[Begin WORKING DATA]

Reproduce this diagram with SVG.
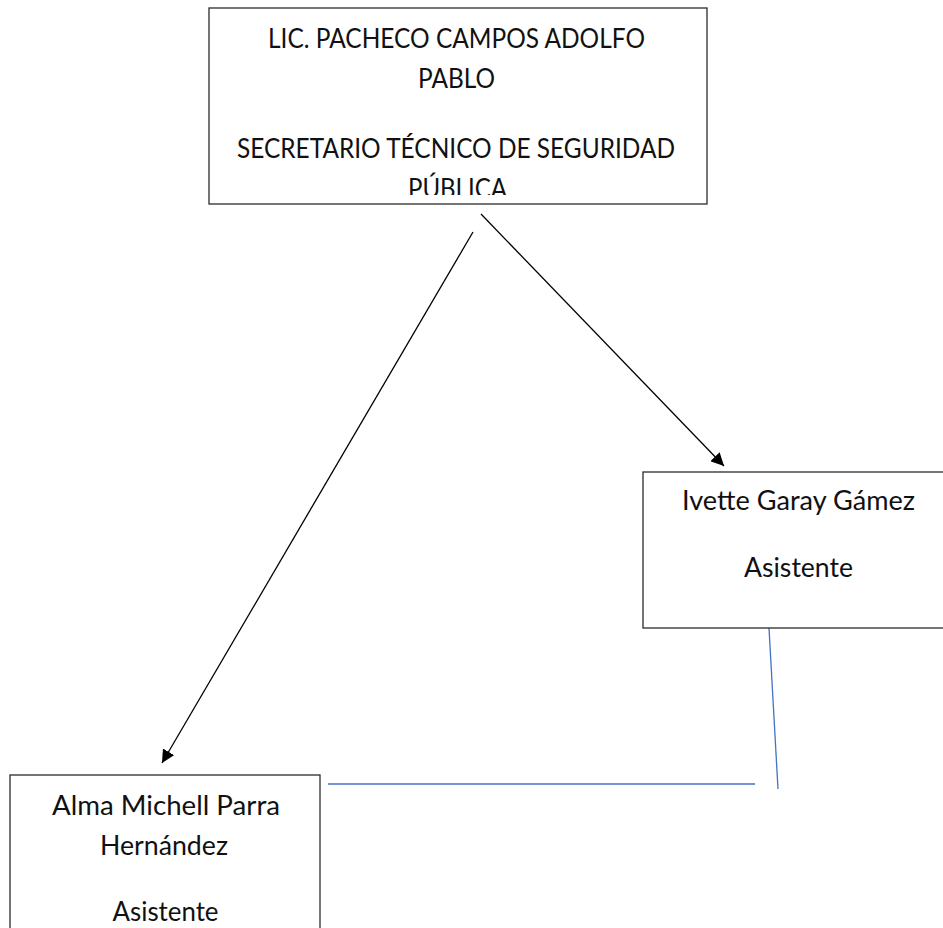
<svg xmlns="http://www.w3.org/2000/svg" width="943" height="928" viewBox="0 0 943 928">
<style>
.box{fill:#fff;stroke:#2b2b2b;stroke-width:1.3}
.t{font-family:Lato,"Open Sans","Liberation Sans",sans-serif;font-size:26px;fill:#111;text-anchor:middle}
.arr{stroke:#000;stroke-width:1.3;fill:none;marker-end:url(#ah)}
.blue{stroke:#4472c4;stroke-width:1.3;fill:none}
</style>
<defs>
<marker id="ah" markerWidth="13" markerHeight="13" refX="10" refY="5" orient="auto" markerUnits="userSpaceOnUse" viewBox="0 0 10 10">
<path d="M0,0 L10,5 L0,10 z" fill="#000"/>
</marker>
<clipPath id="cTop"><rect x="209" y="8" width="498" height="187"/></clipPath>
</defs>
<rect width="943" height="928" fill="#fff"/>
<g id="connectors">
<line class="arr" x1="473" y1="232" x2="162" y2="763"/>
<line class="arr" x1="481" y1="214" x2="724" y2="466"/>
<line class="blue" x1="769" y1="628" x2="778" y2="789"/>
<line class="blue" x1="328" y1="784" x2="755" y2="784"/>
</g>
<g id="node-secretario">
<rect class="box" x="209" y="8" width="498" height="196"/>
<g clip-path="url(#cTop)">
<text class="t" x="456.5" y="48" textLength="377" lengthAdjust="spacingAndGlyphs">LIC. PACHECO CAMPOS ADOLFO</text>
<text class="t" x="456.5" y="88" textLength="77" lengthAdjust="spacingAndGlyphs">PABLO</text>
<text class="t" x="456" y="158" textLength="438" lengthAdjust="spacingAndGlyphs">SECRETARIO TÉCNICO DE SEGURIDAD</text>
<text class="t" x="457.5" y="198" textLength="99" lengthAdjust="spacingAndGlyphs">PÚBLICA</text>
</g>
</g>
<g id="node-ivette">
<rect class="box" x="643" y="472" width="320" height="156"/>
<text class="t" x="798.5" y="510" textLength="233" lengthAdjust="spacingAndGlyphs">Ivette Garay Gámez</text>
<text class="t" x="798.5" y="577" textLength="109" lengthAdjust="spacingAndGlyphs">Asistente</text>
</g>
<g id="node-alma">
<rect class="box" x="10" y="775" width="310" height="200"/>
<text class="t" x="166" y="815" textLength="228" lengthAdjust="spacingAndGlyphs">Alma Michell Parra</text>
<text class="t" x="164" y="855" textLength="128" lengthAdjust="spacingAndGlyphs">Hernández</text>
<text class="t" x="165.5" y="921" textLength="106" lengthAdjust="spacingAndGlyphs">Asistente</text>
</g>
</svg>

[End WORKING DATA]
[Begin WORKING DATA]

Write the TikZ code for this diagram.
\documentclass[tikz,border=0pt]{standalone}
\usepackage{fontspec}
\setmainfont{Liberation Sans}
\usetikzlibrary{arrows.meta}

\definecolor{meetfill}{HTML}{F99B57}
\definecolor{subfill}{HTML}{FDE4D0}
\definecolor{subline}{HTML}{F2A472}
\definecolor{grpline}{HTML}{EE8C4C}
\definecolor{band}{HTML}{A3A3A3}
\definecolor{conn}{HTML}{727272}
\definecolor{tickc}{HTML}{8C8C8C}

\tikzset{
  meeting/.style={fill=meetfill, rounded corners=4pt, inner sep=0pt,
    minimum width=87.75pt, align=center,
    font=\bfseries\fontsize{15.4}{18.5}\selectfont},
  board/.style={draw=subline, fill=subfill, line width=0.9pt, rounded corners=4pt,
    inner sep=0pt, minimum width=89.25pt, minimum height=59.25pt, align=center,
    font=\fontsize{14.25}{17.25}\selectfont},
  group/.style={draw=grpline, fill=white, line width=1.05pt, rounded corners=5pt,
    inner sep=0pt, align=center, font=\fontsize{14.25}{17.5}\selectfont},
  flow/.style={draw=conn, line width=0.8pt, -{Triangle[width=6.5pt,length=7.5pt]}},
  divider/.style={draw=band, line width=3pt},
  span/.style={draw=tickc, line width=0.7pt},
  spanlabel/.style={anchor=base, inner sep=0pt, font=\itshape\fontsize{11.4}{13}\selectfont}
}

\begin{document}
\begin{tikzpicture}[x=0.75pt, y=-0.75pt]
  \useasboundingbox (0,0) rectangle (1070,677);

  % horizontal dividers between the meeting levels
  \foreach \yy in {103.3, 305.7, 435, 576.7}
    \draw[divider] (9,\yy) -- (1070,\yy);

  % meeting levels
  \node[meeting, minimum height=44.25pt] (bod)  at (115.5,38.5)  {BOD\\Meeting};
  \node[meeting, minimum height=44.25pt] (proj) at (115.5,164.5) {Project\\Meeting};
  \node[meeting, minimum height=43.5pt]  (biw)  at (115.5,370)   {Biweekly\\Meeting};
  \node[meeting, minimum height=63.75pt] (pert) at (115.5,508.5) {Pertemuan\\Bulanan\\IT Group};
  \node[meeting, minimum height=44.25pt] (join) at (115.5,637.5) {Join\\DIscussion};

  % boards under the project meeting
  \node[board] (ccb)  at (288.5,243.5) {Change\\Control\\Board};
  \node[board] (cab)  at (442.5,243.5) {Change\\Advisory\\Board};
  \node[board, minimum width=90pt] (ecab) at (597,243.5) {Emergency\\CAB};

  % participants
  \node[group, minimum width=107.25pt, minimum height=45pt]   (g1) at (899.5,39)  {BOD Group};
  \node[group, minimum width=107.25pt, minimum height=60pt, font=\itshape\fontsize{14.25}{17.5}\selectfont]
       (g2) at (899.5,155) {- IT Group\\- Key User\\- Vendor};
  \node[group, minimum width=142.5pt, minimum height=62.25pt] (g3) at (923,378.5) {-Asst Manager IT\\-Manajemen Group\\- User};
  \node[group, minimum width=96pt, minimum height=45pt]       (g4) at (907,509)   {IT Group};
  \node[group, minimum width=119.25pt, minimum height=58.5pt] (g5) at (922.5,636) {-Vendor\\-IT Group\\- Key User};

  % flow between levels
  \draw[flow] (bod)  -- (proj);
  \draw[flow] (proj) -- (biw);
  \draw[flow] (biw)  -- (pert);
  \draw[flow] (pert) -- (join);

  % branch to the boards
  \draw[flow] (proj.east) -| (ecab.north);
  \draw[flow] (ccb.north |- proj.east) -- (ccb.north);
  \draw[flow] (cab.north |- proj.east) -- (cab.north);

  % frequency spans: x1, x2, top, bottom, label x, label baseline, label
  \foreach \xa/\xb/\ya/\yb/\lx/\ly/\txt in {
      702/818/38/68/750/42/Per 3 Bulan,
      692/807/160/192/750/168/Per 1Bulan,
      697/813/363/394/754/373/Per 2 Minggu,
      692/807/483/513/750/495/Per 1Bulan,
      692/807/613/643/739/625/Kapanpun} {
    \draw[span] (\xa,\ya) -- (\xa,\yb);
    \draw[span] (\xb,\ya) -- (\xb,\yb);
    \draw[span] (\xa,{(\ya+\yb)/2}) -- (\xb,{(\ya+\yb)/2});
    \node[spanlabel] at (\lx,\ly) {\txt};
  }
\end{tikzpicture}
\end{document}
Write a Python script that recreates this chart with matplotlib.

[End WORKING DATA]

DIRECTIONS FOR THIS TASK: Between the line containing "Write the TikZ code for this diagram." and the line containing "(9,\yy) -- (1070,\yy);" lies the part to return. Return it exactly, counting both of those lines.

SOLUTION TO THIS EXERCISE:
Write the TikZ code for this diagram.
\documentclass[tikz,border=0pt]{standalone}
\usepackage{fontspec}
\setmainfont{Liberation Sans}
\usetikzlibrary{arrows.meta}

\definecolor{meetfill}{HTML}{F99B57}
\definecolor{subfill}{HTML}{FDE4D0}
\definecolor{subline}{HTML}{F2A472}
\definecolor{grpline}{HTML}{EE8C4C}
\definecolor{band}{HTML}{A3A3A3}
\definecolor{conn}{HTML}{727272}
\definecolor{tickc}{HTML}{8C8C8C}

\tikzset{
  meeting/.style={fill=meetfill, rounded corners=4pt, inner sep=0pt,
    minimum width=87.75pt, align=center,
    font=\bfseries\fontsize{15.4}{18.5}\selectfont},
  board/.style={draw=subline, fill=subfill, line width=0.9pt, rounded corners=4pt,
    inner sep=0pt, minimum width=89.25pt, minimum height=59.25pt, align=center,
    font=\fontsize{14.25}{17.25}\selectfont},
  group/.style={draw=grpline, fill=white, line width=1.05pt, rounded corners=5pt,
    inner sep=0pt, align=center, font=\fontsize{14.25}{17.5}\selectfont},
  flow/.style={draw=conn, line width=0.8pt, -{Triangle[width=6.5pt,length=7.5pt]}},
  divider/.style={draw=band, line width=3pt},
  span/.style={draw=tickc, line width=0.7pt},
  spanlabel/.style={anchor=base, inner sep=0pt, font=\itshape\fontsize{11.4}{13}\selectfont}
}

\begin{document}
\begin{tikzpicture}[x=0.75pt, y=-0.75pt]
  \useasboundingbox (0,0) rectangle (1070,677);

  % horizontal dividers between the meeting levels
  \foreach \yy in {103.3, 305.7, 435, 576.7}
    \draw[divider] (9,\yy) -- (1070,\yy);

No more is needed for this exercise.